> Goal: Write out the data below in full, unchanged, minus the images.

══ Information provided

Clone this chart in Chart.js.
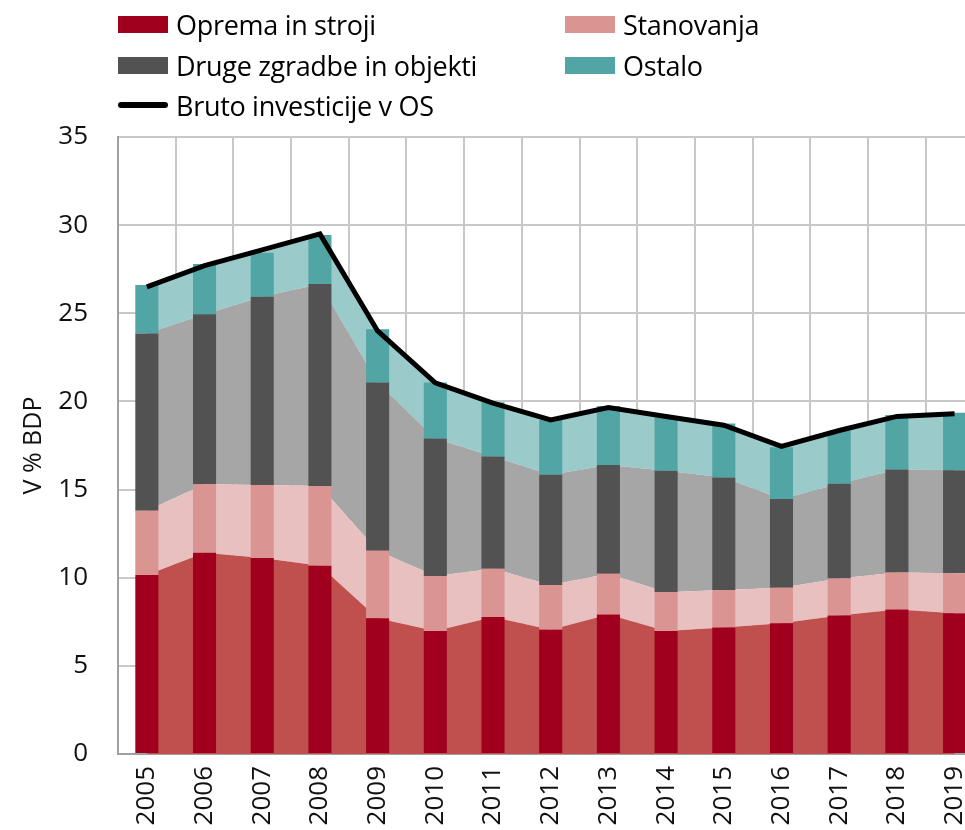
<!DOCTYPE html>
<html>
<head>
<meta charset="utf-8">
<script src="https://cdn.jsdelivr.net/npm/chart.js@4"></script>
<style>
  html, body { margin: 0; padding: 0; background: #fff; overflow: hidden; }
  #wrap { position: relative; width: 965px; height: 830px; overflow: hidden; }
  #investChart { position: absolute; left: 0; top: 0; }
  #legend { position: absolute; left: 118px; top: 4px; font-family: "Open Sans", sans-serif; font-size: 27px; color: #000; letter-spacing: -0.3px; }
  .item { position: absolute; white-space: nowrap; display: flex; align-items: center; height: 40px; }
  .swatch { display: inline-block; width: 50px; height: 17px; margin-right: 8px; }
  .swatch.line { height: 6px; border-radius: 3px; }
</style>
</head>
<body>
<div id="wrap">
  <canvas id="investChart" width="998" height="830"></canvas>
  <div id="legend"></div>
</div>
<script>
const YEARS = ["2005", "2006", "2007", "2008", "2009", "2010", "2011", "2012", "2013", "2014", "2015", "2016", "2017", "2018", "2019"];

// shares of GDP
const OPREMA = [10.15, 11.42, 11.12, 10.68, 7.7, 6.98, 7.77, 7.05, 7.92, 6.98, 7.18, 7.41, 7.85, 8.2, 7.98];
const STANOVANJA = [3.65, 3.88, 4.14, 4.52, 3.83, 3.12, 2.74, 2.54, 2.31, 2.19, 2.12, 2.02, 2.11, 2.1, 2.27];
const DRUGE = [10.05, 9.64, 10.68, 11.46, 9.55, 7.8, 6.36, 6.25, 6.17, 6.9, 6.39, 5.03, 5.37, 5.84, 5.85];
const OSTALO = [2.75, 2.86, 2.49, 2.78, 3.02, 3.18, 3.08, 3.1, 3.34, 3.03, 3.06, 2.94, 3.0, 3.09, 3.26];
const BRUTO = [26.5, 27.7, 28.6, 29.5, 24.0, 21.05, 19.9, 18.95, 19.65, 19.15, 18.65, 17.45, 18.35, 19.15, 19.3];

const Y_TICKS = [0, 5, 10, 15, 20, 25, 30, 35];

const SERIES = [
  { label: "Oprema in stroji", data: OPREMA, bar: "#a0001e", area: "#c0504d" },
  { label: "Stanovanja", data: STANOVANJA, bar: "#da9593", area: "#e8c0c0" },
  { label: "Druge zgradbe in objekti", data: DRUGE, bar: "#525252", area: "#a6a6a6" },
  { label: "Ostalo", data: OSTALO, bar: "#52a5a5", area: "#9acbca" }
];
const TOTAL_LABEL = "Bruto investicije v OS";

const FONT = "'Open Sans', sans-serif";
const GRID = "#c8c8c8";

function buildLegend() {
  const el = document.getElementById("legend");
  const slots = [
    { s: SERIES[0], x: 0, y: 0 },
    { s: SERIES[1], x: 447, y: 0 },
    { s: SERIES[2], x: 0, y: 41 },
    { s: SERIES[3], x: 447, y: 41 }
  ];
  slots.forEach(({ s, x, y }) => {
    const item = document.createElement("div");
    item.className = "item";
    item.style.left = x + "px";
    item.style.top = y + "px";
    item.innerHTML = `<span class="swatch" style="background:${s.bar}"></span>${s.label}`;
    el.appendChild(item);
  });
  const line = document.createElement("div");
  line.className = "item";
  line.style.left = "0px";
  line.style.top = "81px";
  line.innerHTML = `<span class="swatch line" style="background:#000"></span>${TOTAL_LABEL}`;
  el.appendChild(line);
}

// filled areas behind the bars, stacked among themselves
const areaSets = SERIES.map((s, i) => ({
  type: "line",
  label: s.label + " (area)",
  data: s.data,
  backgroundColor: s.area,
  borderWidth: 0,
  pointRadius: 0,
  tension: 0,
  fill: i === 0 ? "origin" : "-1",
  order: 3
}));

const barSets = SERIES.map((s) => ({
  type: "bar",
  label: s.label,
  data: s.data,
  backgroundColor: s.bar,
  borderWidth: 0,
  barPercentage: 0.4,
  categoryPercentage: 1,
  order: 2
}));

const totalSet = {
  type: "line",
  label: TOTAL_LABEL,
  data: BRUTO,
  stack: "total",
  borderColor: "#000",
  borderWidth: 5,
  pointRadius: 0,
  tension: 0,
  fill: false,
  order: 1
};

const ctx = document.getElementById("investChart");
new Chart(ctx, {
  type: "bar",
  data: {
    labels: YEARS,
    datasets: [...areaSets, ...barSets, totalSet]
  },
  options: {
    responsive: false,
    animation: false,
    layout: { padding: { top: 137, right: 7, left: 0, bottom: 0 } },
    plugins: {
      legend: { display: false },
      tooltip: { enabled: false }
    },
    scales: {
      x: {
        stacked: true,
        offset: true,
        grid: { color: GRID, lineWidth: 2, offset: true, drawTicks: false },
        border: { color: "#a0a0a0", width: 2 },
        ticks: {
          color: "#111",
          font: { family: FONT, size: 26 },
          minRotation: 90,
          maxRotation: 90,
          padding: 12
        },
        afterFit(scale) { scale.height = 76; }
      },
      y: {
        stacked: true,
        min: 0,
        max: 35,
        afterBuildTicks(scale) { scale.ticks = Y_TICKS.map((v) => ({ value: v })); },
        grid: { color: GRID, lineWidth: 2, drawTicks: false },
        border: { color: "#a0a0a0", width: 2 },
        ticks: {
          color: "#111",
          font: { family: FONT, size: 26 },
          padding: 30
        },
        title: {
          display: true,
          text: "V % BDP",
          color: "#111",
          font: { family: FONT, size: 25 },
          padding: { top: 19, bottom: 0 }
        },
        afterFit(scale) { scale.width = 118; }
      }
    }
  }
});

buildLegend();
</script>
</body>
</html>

════

> Answer in full:
Clone this chart in Chart.js.
<!DOCTYPE html>
<html>
<head>
<meta charset="utf-8">
<script src="https://cdn.jsdelivr.net/npm/chart.js@4"></script>
<style>
  html, body { margin: 0; padding: 0; background: #fff; overflow: hidden; }
  #wrap { position: relative; width: 965px; height: 830px; overflow: hidden; }
  #investChart { position: absolute; left: 0; top: 0; }
  #legend { position: absolute; left: 118px; top: 4px; font-family: "Open Sans", sans-serif; font-size: 27px; color: #000; letter-spacing: -0.3px; }
  .item { position: absolute; white-space: nowrap; display: flex; align-items: center; height: 40px; }
  .swatch { display: inline-block; width: 50px; height: 17px; margin-right: 8px; }
  .swatch.line { height: 6px; border-radius: 3px; }
</style>
</head>
<body>
<div id="wrap">
  <canvas id="investChart" width="998" height="830"></canvas>
  <div id="legend"></div>
</div>
<script>
const YEARS = ["2005", "2006", "2007", "2008", "2009", "2010", "2011", "2012", "2013", "2014", "2015", "2016", "2017", "2018", "2019"];

// shares of GDP
const OPREMA = [10.15, 11.42, 11.12, 10.68, 7.7, 6.98, 7.77, 7.05, 7.92, 6.98, 7.18, 7.41, 7.85, 8.2, 7.98];
const STANOVANJA = [3.65, 3.88, 4.14, 4.52, 3.83, 3.12, 2.74, 2.54, 2.31, 2.19, 2.12, 2.02, 2.11, 2.1, 2.27];
const DRUGE = [10.05, 9.64, 10.68, 11.46, 9.55, 7.8, 6.36, 6.25, 6.17, 6.9, 6.39, 5.03, 5.37, 5.84, 5.85];
const OSTALO = [2.75, 2.86, 2.49, 2.78, 3.02, 3.18, 3.08, 3.1, 3.34, 3.03, 3.06, 2.94, 3.0, 3.09, 3.26];
const BRUTO = [26.5, 27.7, 28.6, 29.5, 24.0, 21.05, 19.9, 18.95, 19.65, 19.15, 18.65, 17.45, 18.35, 19.15, 19.3];

const Y_TICKS = [0, 5, 10, 15, 20, 25, 30, 35];

const SERIES = [
  { label: "Oprema in stroji", data: OPREMA, bar: "#a0001e", area: "#c0504d" },
  { label: "Stanovanja", data: STANOVANJA, bar: "#da9593", area: "#e8c0c0" },
  { label: "Druge zgradbe in objekti", data: DRUGE, bar: "#525252", area: "#a6a6a6" },
  { label: "Ostalo", data: OSTALO, bar: "#52a5a5", area: "#9acbca" }
];
const TOTAL_LABEL = "Bruto investicije v OS";

const FONT = "'Open Sans', sans-serif";
const GRID = "#c8c8c8";

function buildLegend() {
  const el = document.getElementById("legend");
  const slots = [
    { s: SERIES[0], x: 0, y: 0 },
    { s: SERIES[1], x: 447, y: 0 },
    { s: SERIES[2], x: 0, y: 41 },
    { s: SERIES[3], x: 447, y: 41 }
  ];
  slots.forEach(({ s, x, y }) => {
    const item = document.createElement("div");
    item.className = "item";
    item.style.left = x + "px";
    item.style.top = y + "px";
    item.innerHTML = `<span class="swatch" style="background:${s.bar}"></span>${s.label}`;
    el.appendChild(item);
  });
  const line = document.createElement("div");
  line.className = "item";
  line.style.left = "0px";
  line.style.top = "81px";
  line.innerHTML = `<span class="swatch line" style="background:#000"></span>${TOTAL_LABEL}`;
  el.appendChild(line);
}

// filled areas behind the bars, stacked among themselves
const areaSets = SERIES.map((s, i) => ({
  type: "line",
  label: s.label + " (area)",
  data: s.data,
  backgroundColor: s.area,
  borderWidth: 0,
  pointRadius: 0,
  tension: 0,
  fill: i === 0 ? "origin" : "-1",
  order: 3
}));

const barSets = SERIES.map((s) => ({
  type: "bar",
  label: s.label,
  data: s.data,
  backgroundColor: s.bar,
  borderWidth: 0,
  barPercentage: 0.4,
  categoryPercentage: 1,
  order: 2
}));

const totalSet = {
  type: "line",
  label: TOTAL_LABEL,
  data: BRUTO,
  stack: "total",
  borderColor: "#000",
  borderWidth: 5,
  pointRadius: 0,
  tension: 0,
  fill: false,
  order: 1
};

const ctx = document.getElementById("investChart");
new Chart(ctx, {
  type: "bar",
  data: {
    labels: YEARS,
    datasets: [...areaSets, ...barSets, totalSet]
  },
  options: {
    responsive: false,
    animation: false,
    layout: { padding: { top: 137, right: 7, left: 0, bottom: 0 } },
    plugins: {
      legend: { display: false },
      tooltip: { enabled: false }
    },
    scales: {
      x: {
        stacked: true,
        offset: true,
        grid: { color: GRID, lineWidth: 2, offset: true, drawTicks: false },
        border: { color: "#a0a0a0", width: 2 },
        ticks: {
          color: "#111",
          font: { family: FONT, size: 26 },
          minRotation: 90,
          maxRotation: 90,
          padding: 12
        },
        afterFit(scale) { scale.height = 76; }
      },
      y: {
        stacked: true,
        min: 0,
        max: 35,
        afterBuildTicks(scale) { scale.ticks = Y_TICKS.map((v) => ({ value: v })); },
        grid: { color: GRID, lineWidth: 2, drawTicks: false },
        border: { color: "#a0a0a0", width: 2 },
        ticks: {
          color: "#111",
          font: { family: FONT, size: 26 },
          padding: 30
        },
        title: {
          display: true,
          text: "V % BDP",
          color: "#111",
          font: { family: FONT, size: 25 },
          padding: { top: 19, bottom: 0 }
        },
        afterFit(scale) { scale.width = 118; }
      }
    }
  }
});

buildLegend();
</script>
</body>
</html>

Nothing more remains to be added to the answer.